Durch massiven Druck aus der Partei gab Sauter verschiedene Ämter auf und lässt sein Mandat ruhen. Nüßlein wiederum bietet Beratungsdienste an. Er hat die CSU verlassen, behält aber sein Mandat in Berlin bis zur Bundestagswahl.

Schärfere Regeln bei Nebeneinkünften

Sauter und Nüßlein sollen Dienste für den hessischen Maskenverkäufer Lomotex geleistet haben. Vermittelt wurden Aufträge für drei Bundes- und Landesministerien. Beide sollen dafür je 1,2 Millionen Euro von der Firma erhalten haben. Bundesgesundheitsminister Jens Spahn (CSU) äußerte im Juni schwere Vorwürfe gegen Nüßlein: Er sei davon ausgegangen, soll Spahn Ermittlern gesagt haben, dass sich Nüßlein als Abgeordneter engagiere und kein zusätzliches Geld erhalte.

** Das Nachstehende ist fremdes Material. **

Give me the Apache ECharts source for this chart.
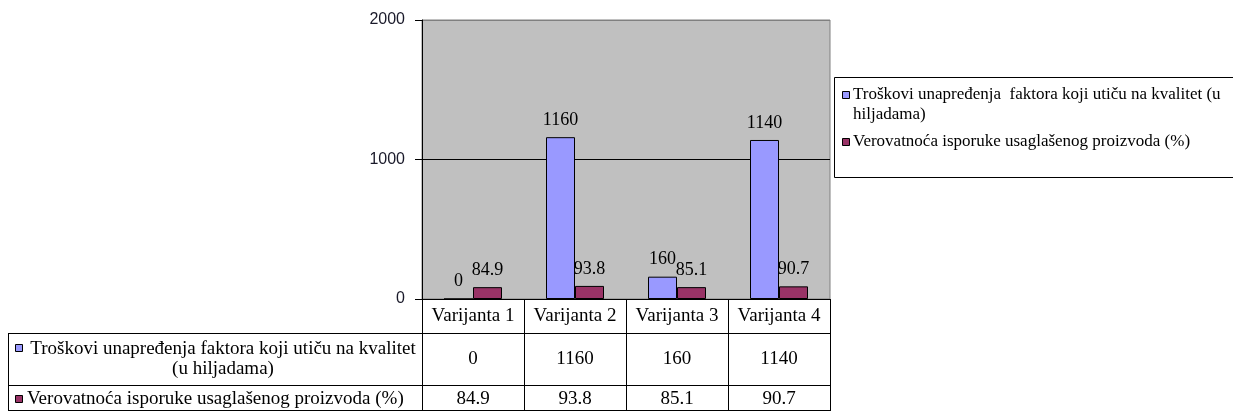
<!DOCTYPE html>
<html>
<head>
<meta charset="utf-8">
<script src="https://cdn.jsdelivr.net/npm/echarts@6/dist/echarts.min.js"></script>
<style>
html,body{margin:0;padding:0;background:#fff;}
#chart{width:1233px;height:411px;}
</style>
</head>
<body>
<div id="chart"></div>
<script>
const categories = ['Varijanta 1', 'Varijanta 2', 'Varijanta 3', 'Varijanta 4'];
const seriesNames = ['Troškovi unapređenja faktora koji utiču na kvalitet (u hiljadama)', 'Verovatnoća isporuke usaglašenog proizvoda (%)'];
const legendLabels = ['Troškovi unapređenja  faktora koji utiču na kvalitet (u\nhiljadama)', 'Verovatnoća isporuke usaglašenog proizvoda (%)'];
const tableRowLabels = ['Troškovi unapređenja faktora koji utiču na kvalitet\n(u hiljadama)', 'Verovatnoća isporuke usaglašenog proizvoda (%)'];
const costs = [0, 1160, 160, 1140];
const probability = [84.9, 93.8, 85.1, 90.7];
const yTicks = [0, 1000, 2000];

const colors = ['#9999ff', '#993366'];
const serif = 'Liberation Serif';
const gridL = 422, gridR = 830, gridT = 20, gridB = 299;
const tblL = 8, row1B = 333, row2B = 385, tblB = 411;
const band = (gridR - gridL) / categories.length;

const chart = echarts.init(document.getElementById('chart'), null, {renderer: 'canvas'});

const graphics = [];
[row1B, row2B, tblB - 1].forEach(y => {
  graphics.push({type: 'line', shape: {x1: tblL, y1: y + 0.5, x2: gridR, y2: y + 0.5}, style: {stroke: '#000', lineWidth: 1}, z: 10});
});
graphics.push({type: 'line', shape: {x1: tblL + 0.5, y1: row1B, x2: tblL + 0.5, y2: tblB}, style: {stroke: '#000', lineWidth: 1}, z: 10});
const rowsData = [costs, probability];
const rowCenters = [359, 399];
const squareY = [344, 395];
tableRowLabels.forEach((lab, r) => {
  graphics.push({type: 'rect', shape: {x: 15.5, y: squareY[r] + 0.5, width: 7, height: 7}, style: {fill: colors[r], stroke: '#000', lineWidth: 1}, z: 10});
  graphics.push({type: 'text', style: {text: lab, x: r === 0 ? 223 : 27, y: rowCenters[r], textAlign: r === 0 ? 'center' : 'left', textVerticalAlign: 'middle', font: '19px "' + serif + '"', fill: '#000', lineHeight: 20}, z: 10});
  rowsData[r].forEach((v, i) => {
    graphics.push({type: 'text', style: {text: String(v), x: gridL + band * (i + 0.5), y: rowCenters[r], textAlign: 'center', textVerticalAlign: 'middle', font: '19px "' + serif + '"', fill: '#000'}, z: 10});
  });
});
graphics.push({type: 'rect', shape: {x: 834.5, y: 77.5, width: 420, height: 100}, style: {fill: '#fff', stroke: '#000', lineWidth: 1}, z: 1});
const legendY = [95, 142];
legendLabels.forEach((lab, r) => {
  graphics.push({type: 'rect', shape: {x: 842.5, y: legendY[r] - 3.5, width: 7, height: 7}, style: {fill: colors[r], stroke: '#000', lineWidth: 1}, z: 10});
  graphics.push({type: 'text', style: {text: lab, x: 853, y: legendY[r] - 10, textAlign: 'left', textVerticalAlign: 'top', font: '17px "' + serif + '"', fill: '#000', lineHeight: 20}, z: 10});
});

const option = {
  animation: false,
  backgroundColor: '#fff',
  grid: {left: gridL, right: 1233 - gridR, top: gridT, bottom: 411 - gridB, show: true, backgroundColor: '#c0c0c0', borderColor: '#808080', borderWidth: 1},
  xAxis: {
    type: 'category', data: categories,
    axisLine: {show: true, lineStyle: {color: '#000', width: 1}},
    axisTick: {show: true, interval: 0, length: 112, lineStyle: {color: '#000', width: 1}},
    axisLabel: {interval: 0, hideOverlap: false, fontFamily: serif, fontSize: 19, color: '#000', margin: 8}
  },
  yAxis: {
    type: 'value', min: 0, max: 2000, interval: 1000,
    axisLine: {show: true, lineStyle: {color: '#000', width: 1}},
    axisTick: {show: true, length: 7, lineStyle: {color: '#000'}},
    axisLabel: {fontFamily: 'Liberation Sans', fontSize: 16, color: '#1a1a2a', margin: 17,
      formatter: v => yTicks.indexOf(v) >= 0 ? String(v) : ''},
    splitLine: {show: true, lineStyle: {color: ['#000', '#000', '#808080'], width: 1}}
  },
  series: [
    {name: seriesNames[0], type: 'bar', data: costs, barWidth: 29, barGap: '0%',
      itemStyle: {color: colors[0], borderColor: '#000', borderWidth: 1},
      label: {show: true, position: 'top', distance: 8, fontFamily: serif, fontSize: 18, color: '#000'}},
    {name: seriesNames[1], type: 'bar', data: probability, barWidth: 29, barGap: '0%',
      itemStyle: {color: colors[1], borderColor: '#000', borderWidth: 1},
      label: {show: true, position: 'top', distance: 8, fontFamily: serif, fontSize: 18, color: '#000'}}
  ],
  graphic: graphics
};
chart.setOption(option);
</script>
</body>
</html>
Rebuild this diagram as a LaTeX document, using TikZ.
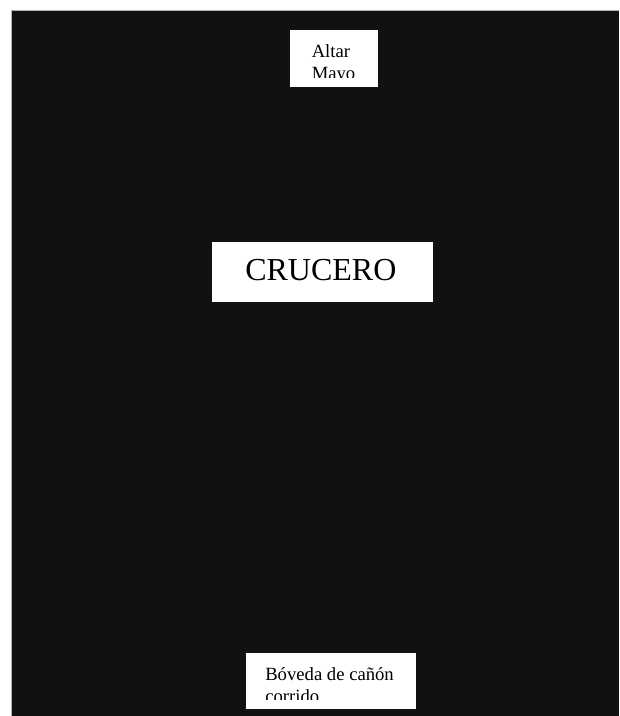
\documentclass[tikz,border=0pt]{standalone}
\usepackage{fontspec}
\setmainfont{Liberation Serif}
\usepackage{tikz}
\usepackage{xcolor}
\definecolor{nave}{HTML}{111111}

\tikzset{
  whitebox/.style={fill=white,draw=none,inner sep=0pt},
  lbl/.style={inner sep=0pt,anchor=base west,font=\fontsize{14}{17}\selectfont},
  biglbl/.style={inner sep=0pt,anchor=base west,font=\fontsize{24}{29}\selectfont}
}

\begin{document}
\begin{tikzpicture}[x=0.75pt,y=-0.75pt]
\useasboundingbox (0,0) rectangle (619,716);
\fill[white] (0,0) rectangle (619,716);
\fill[nave] (11,10) rectangle (619,716);
\draw[gray!60,line width=0.5pt] (11,716) -- (11,10) -- (619,10);
% boxes
\node[whitebox,minimum width=66pt,minimum height=42.5pt] (altar) at (334,58.5) {};
\node[whitebox,minimum width=165.75pt,minimum height=45pt] (crucero) at (322.5,272) {};
\node[whitebox,minimum width=127.5pt,minimum height=42pt] (boveda) at (331,681) {};
% texts, cut short inside the boxes
\begin{scope}
\clip ([yshift=7pt]altar.south west) rectangle (altar.north east);
\node[lbl] (altarA) at (311.5,57.5) {Altar};
\node[lbl] (altarB) at (311.5,79.5) {Mayo};
\end{scope}
\node[biglbl] (cruceroT) at (245,280) {CRUCERO};
\begin{scope}
\clip ([yshift=7.5pt]boveda.south west) rectangle (boveda.north east);
\node[lbl] (bovedaA) at (265,680) {Bóveda de cañón};
\node[lbl] (bovedaB) at (265,702) {corrido};
\end{scope}
\end{tikzpicture}
\end{document}
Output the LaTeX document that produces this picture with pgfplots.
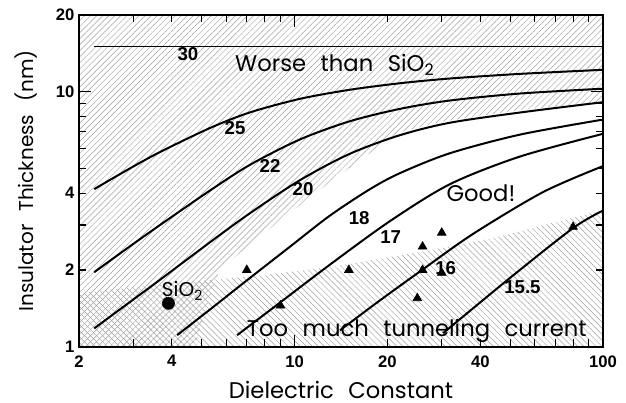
\documentclass[border=0pt]{standalone}
\usepackage{fontspec}
\setmainfont{Poppins}
\newfontfamily\labfont[WordSpace=2.4]{Poppins}
\newfontfamily\numfont{Liberation Sans}
\usepackage{pgfplots}
\pgfplotsset{compat=1.18}
\usetikzlibrary{patterns.meta}

\begin{document}
\begin{tikzpicture}
\path[use as bounding box] (-59.25pt,-41.5pt) rectangle (410.25pt,260.05pt);
\begin{axis}[
    scale only axis,
    width=393pt, height=248.8pt,
    xmode=log, ymode=log,
    xmin=2, xmax=100, ymin=1, ymax=20,
    axis line style={line width=1.3pt},
    every tick/.style={black, line width=0.9pt},
    tickwidth=9pt, subtickwidth=5.5pt,
    tick align=inside,
    xtick={10,100}, xticklabels={10,100},
    extra x ticks={2,4,20,40}, extra x tick labels={2,4,20,40},
    extra x tick style={tickwidth=5.5pt},
    minor xtick={3,5,6,7,8,9,30,50,60,70,80,90},
    ytick={1,10}, yticklabels={1,10},
    extra y ticks={2,4,20}, extra y tick labels={2,4,20},
    extra y tick style={tickwidth=5.5pt},
    minor ytick={3,5,6,7,8,9},
    ticklabel style={font=\numfont\bfseries\fontsize{12.5}{12.5}\selectfont},
    xticklabel style={yshift=-3pt},
    xlabel={Dielectric Constant},
    ylabel={Insulator Thickness (nm)},
    xlabel style={at={(axis description cs:0.5,-0.1306)}, anchor=center, inner sep=0pt,
        font=\labfont\fontsize{17}{17}\selectfont},
    ylabel style={at={(axis description cs:-0.1002,0.5)}, anchor=center, inner sep=0pt,
        font=\labfont\fontsize{15}{15}\selectfont},
    axis on top,
]

% hatched region: worse than SiO2
\addplot[draw=none, pattern={Lines[angle=45,distance=3.2pt,line width=0.35pt]}, pattern color=gray!75]
coordinates {(2,1) (4.75,1) (5.12,1.39) (5.73,2.0) (7.44,2.62) (10.41,3.59)
    (13.3,4.50) (21.5,6.89) (29.6,7.61) (53.8,8.48) (100,9.11) (100,20) (2,20)} -- cycle;

% hatched region: too much tunneling current
\addplot[draw=none, pattern={Lines[angle=-45,distance=3.2pt,line width=0.35pt]}, pattern color=gray!75]
coordinates {(2,1) (2,1.62) (2.93,1.71) (7.0,1.88) (13.0,2.05) (27.5,2.39)
    (45.3,2.69) (100,3.44) (100,1)} -- cycle;

% curves of constant value
\addplot[line width=0.8pt] coordinates {(2.23,15) (100,15)};
\addplot[line width=1.5pt, smooth] coordinates {(2.24,4.15) (2.93,5.01) (3.66,5.80) (5.32,7.21)
    (7.17,8.30) (10.41,9.38) (15.1,10.18) (22.0,10.8) (31.9,11.27) (53.8,11.75) (100,12.19)};
\addplot[line width=1.5pt, smooth] coordinates {(2.24,1.96) (2.93,2.48) (3.66,3.00) (5.32,4.10)
    (7.17,5.17) (10.41,6.50) (15.1,7.66) (22.0,8.57) (31.9,9.24) (53.8,9.84) (100,10.28)};
\addplot[line width=1.5pt, smooth] coordinates {(2.24,1.18) (2.93,1.50) (3.66,1.83) (5.32,2.57)
    (7.17,3.34) (10.41,4.50) (15.1,5.71) (22.0,6.76) (31.9,7.56) (53.8,8.29) (100,9.10)};
\addplot[line width=1.5pt, smooth] coordinates {(4.16,1.11) (5.32,1.40) (7.00,1.82) (9.67,2.47)
    (13.03,3.27) (17.56,4.15) (22.0,4.80) (31.9,5.74) (53.8,6.79) (100,7.78)};
\addplot[line width=1.5pt, smooth] coordinates {(6.51,1.11) (8.97,1.49) (13.03,2.10) (20.39,3.11)
    (31.9,4.34) (53.8,5.57) (100,6.84)};
\addplot[line width=1.5pt, smooth] coordinates {(14.04,1.16) (18.92,1.52) (25.9,2.0) (37.9,2.77)
    (63.9,4.04) (100,5.11)};
\addplot[line width=1.5pt, smooth] coordinates {(30.3,1.13) (49.9,1.86) (80.0,2.92) (100,3.42)};

% materials
\addplot[only marks, mark=triangle*, mark size=3.8pt] coordinates {
    (7.0,2.0) (9.0,1.45) (15.0,2.0) (25.0,1.55) (26.0,2.0) (26.0,2.47) (30.0,2.8) (30.0,1.95) (80.0,2.95)};
\addplot[only marks, mark=*, mark size=4.6pt] coordinates {(3.9,1.48)};

% curve labels
\begin{scope}[every node/.style={font=\numfont\bfseries\fontsize{14}{14}\selectfont}]
\node at (axis cs:4.51,14.03) {30};
\node at (axis cs:6.41,7.23) {25};
\node at (axis cs:8.33,5.12) {22};
\node at (axis cs:10.65,4.15) {20};
\node at (axis cs:16.2,3.19) {18};
\node at (axis cs:20.5,2.70) {17};
\node at (axis cs:30.9,2.04) {16};
\node at (axis cs:54.8,1.72) {15.5};
\end{scope}

\begin{scope}[every node/.style={anchor=base, font=\labfont\fontsize{17}{17}\selectfont}]
\node at (axis cs:13.5,11.98) {Worse than SiO\textsubscript{2}};
\node at (axis cs:40.2,3.70) {Good!};
\node at (axis cs:24.9,1.094) {Too much tunneling current};
\node[font=\labfont\fontsize{15}{15}\selectfont] at (axis cs:4.33,1.57) {SiO\textsubscript{2}};
\end{scope}
\end{axis}
\end{tikzpicture}
\end{document}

Auch gelangten Informationen über andere Masken-Verkäufe an die Öffentlichkeit. So hat sich die CSU-Europaabgeordnete Monika Hohlmeier für ihre Freundin Andrea Tandler bei einem Masken-Geschäft eingesetzt.

Hohlmeier ist Tochter des ehemaligen Ministerpräsidenten Franz Josef Strauß, Tandler von Ex-CSU-Politiker Gerold Tandler. Hohlmeier hat kein Geld erhalten, Andrea Tandler laut Berichten eine zweistellige Millionen-Euro-Summe.

Als Folge der Affären hat sich die CSU-Landtagsfraktion für deutlich schärfere Regeln bei Nebeneinkünften ausgesprochen. Der Untersuchungsausschuss soll Anfang 2022 seine Arbeit aufnehmen.